La generalizada protesta contra el Senador Corzo, actual Presidente del Congreso, que hasta implicó la exigencia de su renuncia, merece comentario en dos aspectos.
1) Ha sido una protesta espontánea de la ciudadanía, expresada en su mayor parte en ese extraordinario medio de comunicación en que se han convertido las redes sociales, cuyo poder aumenta diariamente tanto en Colombia como en el mundo, según experiencias que en los últimos años han tenido lugar en procesos políticos y económicos.
Las redes sociales canalizan, si no de manera total -porque no todo el mundo tiene computador o Internet, y no todas las personas pertenecen a ellas-, por lo menos en buena parte, sentimientos colectivos y formas muy diversas de solidaridad.
En Estados Unidos esas modalidades de opinión influyeron decisivamente en el triunfo de Barack Obama, e inciden hoy en su pérdida de popularidad. Obama, a su vez, las usa para defender sus propuestas. Y han sido definitivas en la oposición a los regímenes dictatoriales árabes.
En Colombia el escándalo de Agro Ingreso Seguro se mantuvo vivo, hasta conducir a los procesos que se adelantan, gracias a las redes sociales. Y otro tanto puede decirse de los casos del “Bolillo” Gómez y del periodista Ernesto Yamhure.
Desde luego, no todo cuanto se impulsa en las redes sociales resulta objetivamente encomiable, y por ello cada consigna debe considerarse con mucho cuidado para que las reacciones masivas no produzcan resultados fatales.
Pero, en general, es sano que la gente pueda expresarse con libertad y producir efectos.
2) De otro lado, lo acontecido con el Senador Corzo muestra a las claras que los servidores públicos responden socialmente por sus declaraciones, y que hoy por hoy las tonterías con las que resultan algunos de ellos no quedan impunes, en especial cuando las palabras usadas van contra la lógica o el sentido común.

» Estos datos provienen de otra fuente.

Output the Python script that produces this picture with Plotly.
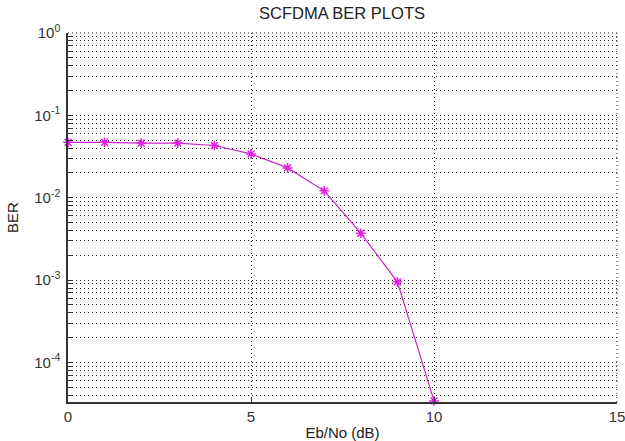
import plotly.graph_objects as go
import math

# Data
ebno_db = [0, 1, 2, 3, 4, 5, 6, 7, 8, 9, 10]
ber = [0.047, 0.047, 0.046, 0.046, 0.043, 0.034, 0.023, 0.0121, 0.0037, 0.00095, 0.000034]

x_ticks = [0, 5, 10, 15]
decades = [-5, -4, -3, -2, -1, 0]

y_tickvals = []
y_ticktext = []
for e in decades:
    for m in range(1, 10):
        v = m * 10 ** e
        if v > 1.0001:
            continue
        y_tickvals.append(v)
        y_ticktext.append(f"10<sup>{e}</sup>" if m == 1 else "")

fig = go.Figure()
fig.add_trace(go.Scatter(
    x=ebno_db, y=ber, mode="lines+markers",
    line=dict(color="#cc22cc", width=1.2),
    marker=dict(symbol="asterisk-open", size=8, color="#e020e0",
                line=dict(color="#e020e0", width=1.5)),
    showlegend=False, cliponaxis=False,
))

font = dict(family="Liberation Sans, Arial, sans-serif", size=15, color="#333")
dots = "1px,3px"

fig.update_layout(
    width=625, height=441,
    margin=dict(l=68, r=8, t=33, b=39),
    paper_bgcolor="white", plot_bgcolor="white",
    font=font,
    title=dict(text="SCFDMA BER PLOTS", x=342 / 625, xanchor="center",
               y=1 - 13 / 441, yanchor="middle", yref="container",
               font=dict(size=16.5, color="#222")),
    xaxis=dict(range=[0, 15], tickvals=x_ticks, ticktext=[str(v) for v in x_ticks],
               showgrid=True, gridcolor="#222", griddash=dots, gridwidth=1,
               showline=True, linecolor="#333", linewidth=1.5, mirror=False,
               ticks="inside", ticklen=5, tickcolor="#333", zeroline=False,
               tickfont=dict(size=15, color="#333"), ticklabeloverflow="allow",
               automargin=False,
               title=dict(text="Eb/No (dB)", standoff=4, font=dict(size=15, color="#222"))),
    yaxis=dict(type="log", range=[math.log10(3.3e-5), 0],
               tickvals=y_tickvals, ticktext=y_ticktext,
               showgrid=True, gridcolor="#222", griddash=dots, gridwidth=1,
               showline=True, linecolor="#333", linewidth=1.5,
               ticks="inside", ticklen=4, tickcolor="#333", zeroline=False,
               tickfont=dict(size=15, color="#333"), ticklabelstandoff=3,
               automargin=False,
               title=dict(text="BER", standoff=12, font=dict(size=15, color="#222"))),
)
fig.add_shape(type="line", xref="paper", yref="paper", x0=0, x1=1, y0=1, y1=1,
              line=dict(color="#222", width=1, dash=dots))
fig.add_shape(type="line", xref="paper", yref="paper", x0=1, x1=1, y0=0, y1=1,
              line=dict(color="#222", width=1, dash=dots))

fig.write_html("out.html", config={"displayModeBar": False},
               post_script="document.body.style.margin='0';document.body.style.overflow='hidden';")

Adicionalmente, el caso de Corzo ha servido para corregir -ojala así sea- una tendencia equivocada que han venido mostrando algunos de quienes asumen la Presidencia de altas corporaciones, tanto legislativas como administrativas o judiciales: la de hablar públicamente sobre sus propios conceptos individuales, pero de manera inconsulta, como si provinieran del pensamiento y de los criterios de la corporación a la que representan.
No debe ser así. El Presidente del Senado, por ejemplo, debe hablar a nombre del Senado, pero consultando previamente al Senado.